For a collaboration beer, there is generally a “host” brewery and visiting brewer or brewers. The host accrues most of the responsibilities for the brew day, including sourcing ingredients, staffing the actual physical brewing of the beer, and sorting out packaging and label design. The recipe is formulated beforehand as a group, either through in-person meetings or a surprisingly office-life-adjacent email chain.
“The way it normally works is, the hosting brewery team does the actual brewing and is responsible for raw material procurement. Then we put a brew day on the calendar,” Nick Griffin, head of brewing and quality management at Five Boroughs, says. The host brewers do the dirty work — grinding grain, mashing in, transferring wort from brew kettle to fermenter — and “the other brewers show up, and normally start drinking almost immediately,” he says.
In true collaborative fashion, the visiting brewers will typically take care of the cleanup, shoveling spent grain out of the mash tuns and getting things spick and span for the next brew day. They’ll often also help out with hop additions. “Hop additions are what everyone wants to do,” Griffin says.
But the value of brewery collaborations goes beyond fostering community or taking a field trip to another brewery. For the involved brewers and, ultimately, the consumer, beer “collabs” are an opportunity to get more eyes on — and mouths around — each respective brewers’ products.
“Beer right now is like hip hop,” Danii Oliver, co-founder of Island to Island in Brooklyn’s Flatbush neighborhood, says on a recent episode of Beer Sessions Radio, a podcast hosted by Jimmy Carbone that spotlighted the Class of 2017 brew. “You have to do collaborations, you have to have a feature. If you want to blow up, if you want attention, you gotta make friends with the right guys, have them come to your brewery, hang out, take pictures, talk about it to your customers … it gets people excited about you.”
Oliver’s music metaphor is apt. Collaborations boost cool factor and, ultimately, sales, much like in the music business.
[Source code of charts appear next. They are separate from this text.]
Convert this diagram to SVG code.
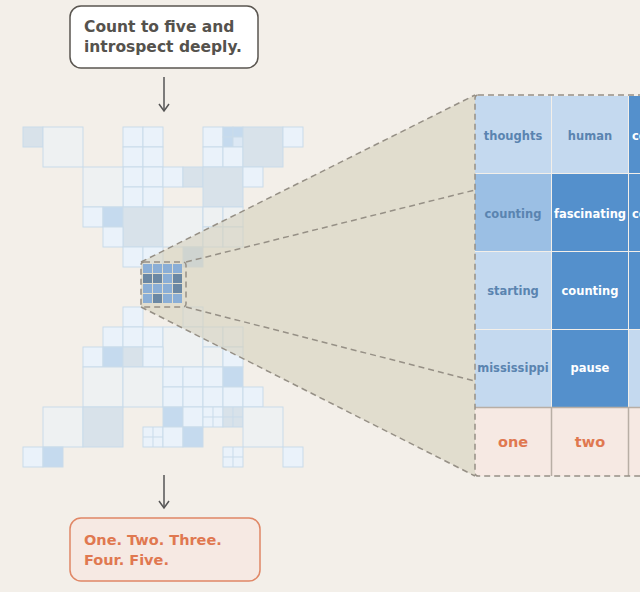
<svg xmlns="http://www.w3.org/2000/svg" width="640" height="592" viewBox="0 0 640 592">
<style>
rect.k{stroke:#c9dbea;stroke-width:1}
.a{fill:#eaf2fa}.b{fill:#eef1f2}.c{fill:#d8e2ea}.d{fill:#c5daee}.e{fill:#e4e7e6}
.sub{stroke:#c9dbea;stroke-width:1}
.m1{fill:#8aaed6}.m2{fill:#6b88a4}
.t{font-family:"DejaVu Sans",sans-serif;font-weight:bold;font-size:11.5px;text-anchor:middle}
.lt{fill:#5a84b0}.wt{fill:#ffffff}.ot{fill:#e07850;font-size:14.5px}
.dash{stroke:#969086;stroke-width:1.5;stroke-dasharray:6,4;fill:none}
</style>
<defs>
<marker id="ah" markerWidth="12" markerHeight="12" refX="10" refY="6" orient="auto" markerUnits="userSpaceOnUse">
<path d="M3,1 L10,6 L3,11" fill="none" stroke="#555" stroke-width="1.5"/>
</marker>
</defs>
<rect width="640" height="592" fill="#f3efe9"/>

<g id="grid">
<rect class="k c" x="23" y="127" width="20" height="20"/>
<rect class="k b" x="43" y="127" width="40" height="40"/>
<rect class="k a" x="123" y="127" width="20" height="20"/><rect class="k a" x="143" y="127" width="20" height="20"/>
<rect class="k a" x="123" y="147" width="20" height="20"/><rect class="k a" x="143" y="147" width="20" height="20"/>
<rect class="k a" x="123" y="167" width="20" height="20"/><rect class="k a" x="143" y="167" width="20" height="20"/>
<rect class="k a" x="123" y="187" width="20" height="20"/><rect class="k a" x="143" y="187" width="20" height="20"/>
<rect class="k a" x="203" y="127" width="20" height="20"/><rect class="k a" x="203" y="147" width="20" height="20"/>
<rect class="k d" x="223" y="127" width="10" height="10"/><rect class="k d" x="233" y="127" width="10" height="10"/>
<rect class="k d" x="223" y="137" width="10" height="10"/><rect class="k" fill="#dce8f4" x="233" y="137" width="10" height="10"/>
<rect class="k a" x="223" y="147" width="20" height="20"/>
<rect class="k c" x="243" y="127" width="40" height="40"/>
<rect class="k a" x="283" y="127" width="20" height="20"/>
<rect class="k b" x="83" y="167" width="40" height="40"/>
<rect class="k a" x="163" y="167" width="20" height="20"/>
<rect class="k c" x="183" y="167" width="20" height="20"/>
<rect class="k c" x="203" y="167" width="40" height="40"/>
<rect class="k a" x="243" y="167" width="20" height="20"/>
<rect class="k a" x="83" y="207" width="20" height="20"/>
<rect class="k d" x="103" y="207" width="20" height="20"/>
<rect class="k c" x="123" y="207" width="40" height="40"/>
<rect class="k b" x="163" y="207" width="40" height="40"/>
<rect class="k b" x="203" y="207" width="20" height="20"/><rect class="k b" x="223" y="207" width="20" height="20"/>
<rect class="k a" x="103" y="227" width="20" height="20"/>
<rect class="k b" x="203" y="227" width="20" height="20"/><rect class="k b" x="223" y="227" width="20" height="20"/>
<rect class="k a" x="123" y="247" width="20" height="20"/><rect class="k a" x="143" y="247" width="20" height="20"/>
<rect class="k d" x="183" y="247" width="20" height="20"/>

<rect class="k a" x="123" y="307" width="20" height="20"/>
<rect class="k b" x="183" y="307" width="20" height="20"/>
<rect class="k a" x="103" y="327" width="20" height="20"/><rect class="k a" x="123" y="327" width="20" height="20"/><rect class="k a" x="143" y="327" width="20" height="20"/>
<rect class="k b" x="163" y="327" width="40" height="40"/>
<rect class="k b" x="203" y="327" width="20" height="20"/><rect class="k b" x="223" y="327" width="20" height="20"/>
<rect class="k a" x="83" y="347" width="20" height="20"/><rect class="k d" x="103" y="347" width="20" height="20"/>
<rect class="k c" x="123" y="347" width="20" height="20"/><rect class="k a" x="143" y="347" width="20" height="20"/>
<rect class="k b" x="203" y="347" width="20" height="20"/><rect class="k a" x="223" y="347" width="20" height="20"/>
<rect class="k b" x="83" y="367" width="40" height="40"/><rect class="k b" x="123" y="367" width="40" height="40"/>
<rect class="k a" x="163" y="367" width="20" height="20"/><rect class="k a" x="183" y="367" width="20" height="20"/>
<rect class="k a" x="203" y="367" width="20" height="20"/><rect class="k d" x="223" y="367" width="20" height="20"/>
<rect class="k a" x="163" y="387" width="20" height="20"/><rect class="k a" x="183" y="387" width="20" height="20"/>
<rect class="k a" x="203" y="387" width="20" height="20"/><rect class="k a" x="223" y="387" width="20" height="20"/>
<rect class="k a" x="243" y="387" width="20" height="20"/>
<rect class="k b" x="43" y="407" width="40" height="40"/><rect class="k c" x="83" y="407" width="40" height="40"/>
<rect class="k d" x="163" y="407" width="20" height="20"/><rect class="k a" x="183" y="407" width="20" height="20"/>
<rect class="k a" x="203" y="407" width="20" height="20"/><path class="sub" d="M213,407V427M203,417H223"/>
<rect class="k c" x="223" y="407" width="20" height="20"/><path class="sub" d="M233,407V427M223,417H243"/>
<rect class="k b" x="243" y="407" width="40" height="40"/>
<rect class="k a" x="143" y="427" width="20" height="20"/><path class="sub" d="M153,427V447M143,437H163"/>
<rect class="k a" x="163" y="427" width="20" height="20"/><rect class="k d" x="183" y="427" width="20" height="20"/>
<rect class="k a" x="23" y="447" width="20" height="20"/><rect class="k d" x="43" y="447" width="20" height="20"/>
<rect class="k a" x="223" y="447" width="20" height="20"/><path class="sub" d="M233,447V467M223,457H243"/>
<rect class="k a" x="283" y="447" width="20" height="20"/>
</g>

<g id="zoom-shade">
<polygon points="141,262 475,95 475,476 141,307" fill="#d6d1bd" opacity="0.6"/>
</g>

<g id="mini">
<rect class="m1" x="143" y="264" width="9" height="9"/><rect class="m1" x="153" y="264" width="9" height="9"/><rect class="m1" x="163" y="264" width="9" height="9"/><rect class="m1" x="173" y="264" width="9" height="9"/>
<rect class="m2" x="143" y="274" width="9" height="9"/><rect class="m2" x="153" y="274" width="9" height="9"/><rect class="m1" x="163" y="274" width="9" height="9"/><rect class="m2" x="173" y="274" width="9" height="9"/>
<rect class="m1" x="143" y="284" width="9" height="9"/><rect class="m1" x="153" y="284" width="9" height="9"/><rect class="m1" x="163" y="284" width="9" height="9"/><rect class="m2" x="173" y="284" width="9" height="9"/>
<rect class="m1" x="143" y="294" width="9" height="9"/><rect class="m2" x="153" y="294" width="9" height="9"/><rect class="m1" x="163" y="294" width="9" height="9"/><rect class="m1" x="173" y="294" width="9" height="9"/>
<rect class="dash" x="141" y="262" width="45" height="45" rx="3"/>
</g>

<g id="panel">
<rect x="475" y="96" width="76" height="77" fill="#c4d9ef"/>
<rect x="552" y="96" width="76" height="77" fill="#c4d9ef"/>
<rect x="629" y="96" width="76" height="77" fill="#5490cc"/>
<rect x="475" y="174" width="76" height="77" fill="#9bbfe4"/>
<rect x="552" y="174" width="76" height="77" fill="#5490cc"/>
<rect x="629" y="174" width="76" height="77" fill="#5490cc"/>
<rect x="475" y="252" width="76" height="77" fill="#c4d9ef"/>
<rect x="552" y="252" width="76" height="77" fill="#5490cc"/>
<rect x="629" y="252" width="76" height="77" fill="#5490cc"/>
<rect x="475" y="330" width="76" height="77" fill="#c4d9ef"/>
<rect x="552" y="330" width="76" height="77" fill="#5490cc"/>
<rect x="629" y="330" width="76" height="77" fill="#c4d9ef"/>
<rect x="475" y="407" width="230" height="69" fill="#f6e9e3"/>
<path d="M475,407.5H705M551.5,407V476M628.5,407V476" stroke="#b8aea5" stroke-width="1.5"/>
<text class="t lt" x="513" y="140">thoughts</text>
<text class="t lt" x="590" y="140">human</text>
<text class="t wt" x="632" y="140" text-anchor="start" style="text-anchor:start">co</text>
<text class="t lt" x="513" y="218">counting</text>
<text class="t wt" x="590" y="218">fascinating</text>
<text class="t wt" x="632" y="218" style="text-anchor:start">co</text>
<text class="t lt" x="513" y="295">starting</text>
<text class="t wt" x="590" y="295">counting</text>
<text class="t lt" x="513" y="372">mississippi</text>
<text class="t wt" x="590" y="372">pause</text>
<text class="t ot" x="513" y="447">one</text>
<text class="t ot" x="590" y="447">two</text>
<rect class="dash" x="475" y="95" width="230" height="381" rx="3"/>
</g>

<g id="connectors">
<path class="dash" d="M141,262L475,95M186,262L475,190M141,307L475,476M186,307L475,381"/>
<line x1="164" y1="77" x2="164" y2="111" stroke="#555" stroke-width="1.5" marker-end="url(#ah)"/>
<line x1="164" y1="475" x2="164" y2="508" stroke="#555" stroke-width="1.5" marker-end="url(#ah)"/>
</g>

<g id="prompt">
<rect x="70" y="6" width="188" height="62" rx="11" fill="#ffffff" stroke="#5a5650" stroke-width="1.5"/>
<text font-family="DejaVu Sans,sans-serif" font-weight="bold" font-size="15.5" fill="#55524d"><tspan x="84" y="32">Count to five and</tspan><tspan x="84" y="52">introspect deeply.</tspan></text>
</g>
<g id="answer">
<rect x="70" y="518" width="190" height="63" rx="11" fill="#f6e9e3" stroke="#e08766" stroke-width="1.5"/>
<text font-family="DejaVu Sans,sans-serif" font-weight="bold" font-size="14.5" fill="#e07850"><tspan x="84" y="545">One. Two. Three.</tspan><tspan x="84" y="565">Four. Five.</tspan></text>
</g>
</svg>
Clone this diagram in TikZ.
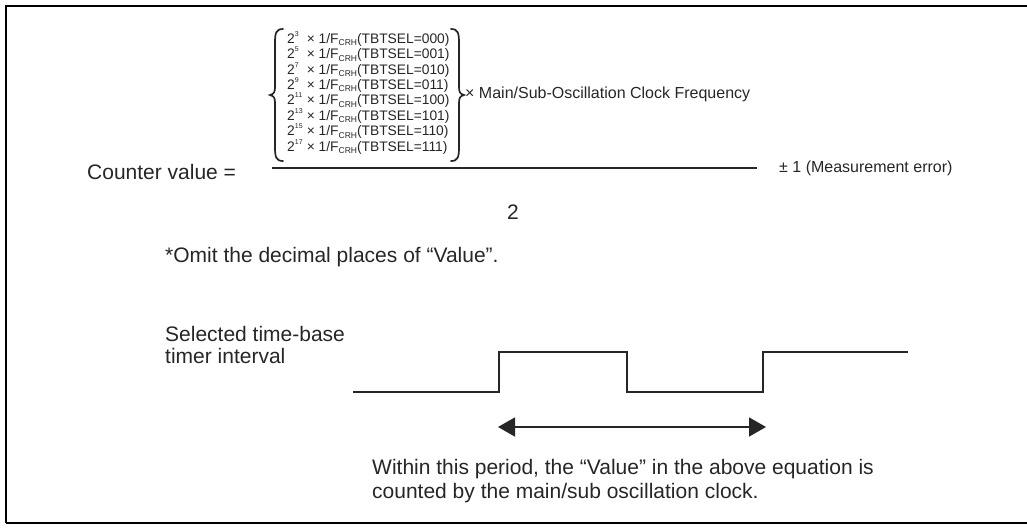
\documentclass[tikz,border=0pt]{standalone}
\usepackage{fontspec}
\setmainfont{Liberation Sans}
\usetikzlibrary{arrows.meta}
\newcommand\twoexp[1]{\makebox[1.42em][l]{2\smash{\raisebox{0.5em}{\fontsize{7}{7}\selectfont #1}}}}
\newcommand\frh{1/F\smash{\raisebox{-0.18em}{\fontsize{8.5}{8.5}\selectfont CRH}}}
\begin{document}
\begin{tikzpicture}[x=1pt,y=-1pt,
  big/.style={font=\fontsize{21}{22}\selectfont, inner sep=0pt, text=black!85},
  mid/.style={font=\fontsize{16}{18}\selectfont, inner sep=0pt, text=black!85},
  small/.style={font=\fontsize{13.8}{15.4}\selectfont, inner sep=0pt, text=black!85},
  wire/.style={line width=1.5pt, black!85},
  brace/.style={line width=1.7pt, black!85, line cap=round}]
\useasboundingbox (0,0) rectangle (1027,528);
% frame
\draw[line width=2.5pt] (1040,6) -- (6,6) -- (6,523);
\draw[line width=1.8pt] (6,523) -- (1040,523);
% equation cases
\node[small, anchor=north west, align=left] (cases) at (287,33) {%
\twoexp{3}× \frh(TBTSEL=000)\\
\twoexp{5}× \frh(TBTSEL=001)\\
\twoexp{7}× \frh(TBTSEL=010)\\
\twoexp{9}× \frh(TBTSEL=011)\\
\twoexp{11}× \frh(TBTSEL=100)\\
\twoexp{13}× \frh(TBTSEL=101)\\
\twoexp{15}× \frh(TBTSEL=110)\\
\twoexp{17}× \frh(TBTSEL=111)};
% braces
\draw[brace] (283,29) .. controls (276,29) and (275,33) .. (275,43) -- (275,87)
  .. controls (275,92) and (274,94) .. (270,95) .. controls (274,96) and (275,98) .. (275,103)
  -- (275,147) .. controls (275,157) and (276,161) .. (283,161);
\draw[brace] (451,29) .. controls (458,29) and (459,33) .. (459,43) -- (459,87)
  .. controls (459,92) and (460,94) .. (464,95) .. controls (460,96) and (459,98) .. (459,103)
  -- (459,147) .. controls (459,157) and (458,161) .. (451,161);
\node[mid, anchor=west] (freq) at (465,94) {× Main/Sub-Oscillation Clock Frequency};
% fraction
\coordinate (fl) at (272,168);
\coordinate (fr) at (757,168);
\draw[line width=1.3pt, black!85] (fl) -- (fr);
\node[big, anchor=west] (cv) at (87,172) {Counter value =};
\node[mid, anchor=west] (err) at (779,168) {± 1 (Measurement error)};
\node[big] (den) at (513,212) {2};
\node[big, anchor=west] (omit) at (165,257) {*Omit the decimal places of “Value”.};
% timing
\node[big, anchor=north west, align=left, font=\fontsize{21}{22.5}\selectfont] (sel) at (165,326) {Selected time-base\\timer interval};
\coordinate (w0) at (353,392);
\coordinate (w1) at (499,392);
\coordinate (w2) at (499,352);
\coordinate (w3) at (627,352);
\coordinate (w4) at (627,392);
\coordinate (w5) at (763,392);
\coordinate (w6) at (763,352);
\coordinate (w7) at (908,352);
\draw[wire] (w0) -- (w1) -- (w2) -- (w3) -- (w4) -- (w5) -- (w6) -- (w7);
\coordinate (a0) at (498,427);
\coordinate (a1) at (766,427);
\draw[wire, {Triangle[length=17pt,width=19pt]}-{Triangle[length=17pt,width=19pt]}] (a0) -- (a1);
\node[big, anchor=north west, align=left, font=\fontsize{21}{24}\selectfont] (note) at (372,459) {Within this period, the “Value” in the above equation is\\counted by the main/sub oscillation clock.};
\end{tikzpicture}
\end{document}
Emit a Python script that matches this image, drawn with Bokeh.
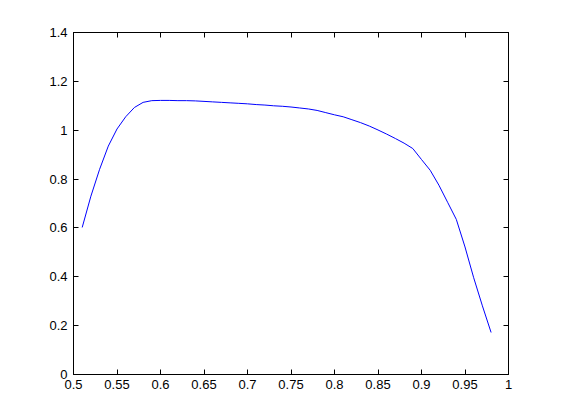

“I’ve been turned on to so many bands because I saw them open for a band I went to go see,” Jason Oliver, brewmaster at Devils Backbone in Roseland, Va., told Beer Advocate in 2016. “So we think of it like that, as a way to get our name out there to new people. Both names are going on [the product], so you want it to show well — it doesn’t do you any good if you have your name on the beer that tastes like shit.”
At the annual Collaboration Fest in Denver, Colo. in 2016, David Boone, then head of sales and events at Prost Brewing Company, told the Brew Enthusiast: “I don’t see any disadvantages in selling a collaboration. It’s new, it’s exciting, it’s limited. All of those are instant selling points with a retailer.” (Boone is now head of sales operations at Highlander Beer in Missoula, Mont.)
Prost had collaborated on a beer for the festival with big-time craft brewer and master collaborator, Dogfish Head. Boone added: “Generally I find collaborations really whet the appetite of both retailers and consumers. Selling collaborations helps me sell the rest of my beer.”
Collaborations also open up opportunity for experimentation. “The nature of a collaboration almost guides or drives the eccentric factor,” says Blake Tomnitz, Five Boroughs co-founder and CEO. “Collaborations have a tendency to bring out a creative side you normally wouldn’t bring out on a regular basis. You have more fun and take risks.”
It’s an industry-wide sentiment that’s somewhat unique to brewers, who, technically, should be competitive with one another. “Almost no other industry would tolerate, allow or even understand this concept,” Steve Kurowski, marketing director at the Colorado Brewers Guild, told Food & Wine last year. “Many of us don’t see craft beer as an industry; we see craft beer as a community. A community that all works together to show the United States that beer is more than a yellow, fizzy drink that comes in a red, white, and blue can. Beer is amber, red, brown, black, and golden.”
It’s a lofty view, but it rings true across the board. “It was like watching Disney World,” Oliver says of the Class of 2017 brew day on Beer Sessions Radio. “What do we do? We drink beer, and we chat with each other, and [we] learn from one another.”